4 ounces Chicken Breast

1 medium Whole Wheat Tortilla

1/2 cup Salsa Verde

2 ounces Nonfat Greek Yogurt

2 tbsp chopped Red Onion

2 tbsp chopped Fresh Cilantro

1 tbsp Lime Juice

1 clove Garlic, minced

PREPARATION

  • 1

    Preheat your oven to 375°F to prepare for a short bake to meld flavors and warm the tortillas.

  • 2

    In a bowl, mix the shredded chicken with salsa verde, minced garlic, chopped red onion, and lime juice. Stir in the chopped cilantro to combine evenly.

  • 3

    Lay out the whole wheat tortilla and spoon the chicken-salsa mixture into the center. Roll tightly into an enchilada.

  • 4

    Place the rolled enchiladas in a lightly greased baking dish.
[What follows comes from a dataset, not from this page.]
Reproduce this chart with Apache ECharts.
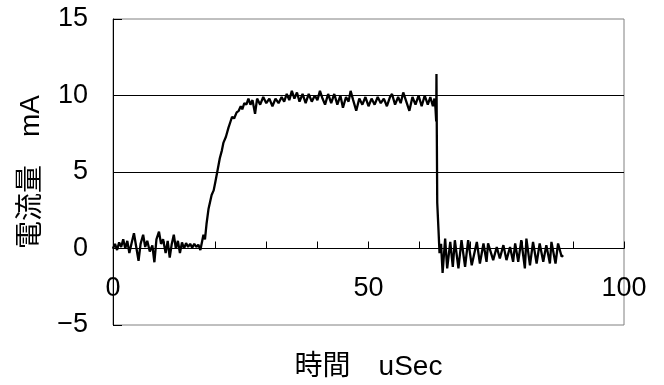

Spoon a little extra salsa verde on top for moisture.

  • 5

    Bake in the preheated oven for about 10-12 minutes, until heated through. Alternatively, a quick broil for 2-3 minutes can help slightly crisp the tortilla edges.

  • 6

    Serve topped with a dollop of nonfat Greek yogurt and additional cilantro if desired.